Experts estimate that kids reduce their physical activity by about 50% when the holiday season hits. "They're off from school for a couple weeks and all that eating makes them want to lie around," says Debi Pillarella, M.Ed., youth fitness spokesperson for the American Council on Exercise. Keep them moving by seamlessly integrating exercise into your traditions. Each December, Pillarella makes an Advent calendar with a daily family fitness challenge under each flap (day 1, jump rope for a minute; day 10, do 10 push-ups). A few times a season, she and her kids wear pedometers on shopping trips and compete to see who can log the most steps.
Focus on Others
Seasonal stress doesn't just affect you—it trickles down to your kids. "Children are more prone to anxiety themselves when they have a stressed-out mom," says Phillips.

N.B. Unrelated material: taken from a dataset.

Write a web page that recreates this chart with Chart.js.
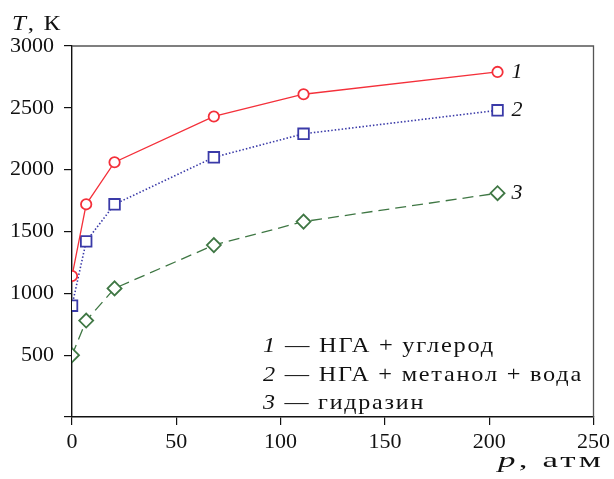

Take a step back from the rush and sign your family up to serve food at soup kitchen, collect cans door-to-door for a food bank or read to the elderly at a nursing home. It will put your worries into perspective, bring you and your kids closer together and boost your longevity. Visit volunteermatch.org to search for opportunities in your town.
Let It Snow!
When the weather gets chilly, these family-friendly activities will warm you up—and torch calories too. Here's how to boost your burn.
*Based on a 125-pound person
Originally published in the December 2011 issue of Family Circle magazine.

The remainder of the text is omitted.